The comic book is also a legitimate metaphor for over-simplification for the purpose of innocent entertainment. The best graphic novels (and videos, T.V., and cinema) now demonstrate that the intention to entertain simply does not preclude the problematic and horrifying. The images and stories on the page and screen are visible too behind the choices both children and adults make. Treating images too simply is part of the denial that contributes to adults not understanding or being able to respond to very real and potentially explosive dilemmas. Put another way, even if one remains suspicious of the dark imagination, it is difficult to look at the industry generated by the Lord of the Rings or Harry Potter franchises and argue that comic book notions of heroism, evil, evolution, apocalypse and power do not change the world.

 

Within this theme of violence and notions of progress, let’s consider an off-the page incident. Due to his planning and execution of the latest mass murders in Colorado, James Holmes is now infamous. Unless additional facts regarding conspiracy and accomplices are sufficiently validated, his name alone will be associated with "the worst mass shooting in the U.S. since the Nov. 5, 2009, attack at Fort Hood, Texas, [wherein] an Army psychiatrist was charged with killing 13 soldiers and civilians and wounding more than two dozen others."[i] The Toledo Blade went on to report the following:

As the new Batman movie played on the screen, a gunman dressed in black and wearing a helmet, body armor and a gas mask stepped through a side door. At first he was just a silhouette, taken by some in the audience for a stunt that was part of one of the summer's most highly anticipated films. But then, authorities said, he threw gas canisters that filled the packed suburban Denver theater with smoke, and, in the confusing haze between Hollywood fantasy and terrifying reality, opened fire as people screamed and dove for cover. At least 12 people were killed and 59 wounded in one of the deadliest mass shootings in recent U.S. history.[ii]

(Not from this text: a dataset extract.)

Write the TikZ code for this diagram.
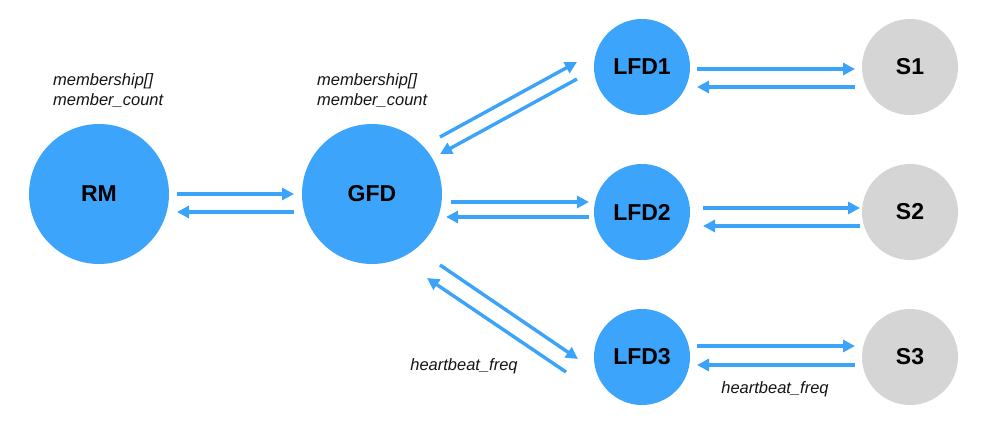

It is a common practice to characterize violence like this as “senseless.” This is becoming a more and more serious mistake. Some might say that, as an academic psychologist, I should probably be more reserved and scientific, clearly separating facts from opinion in discussing the tragedy before wielding even a poetically diagnostic pen. However, it is images that hold together the cultural complex through which horrors like this are interpreted. This process demands dirt-flying-over-the-shoulder excavation, and racing on foot to trace where their power comes from and wherever their convictions reach, just in case more understanding might become available to those with a mandate to prevent events like this from happening in the future.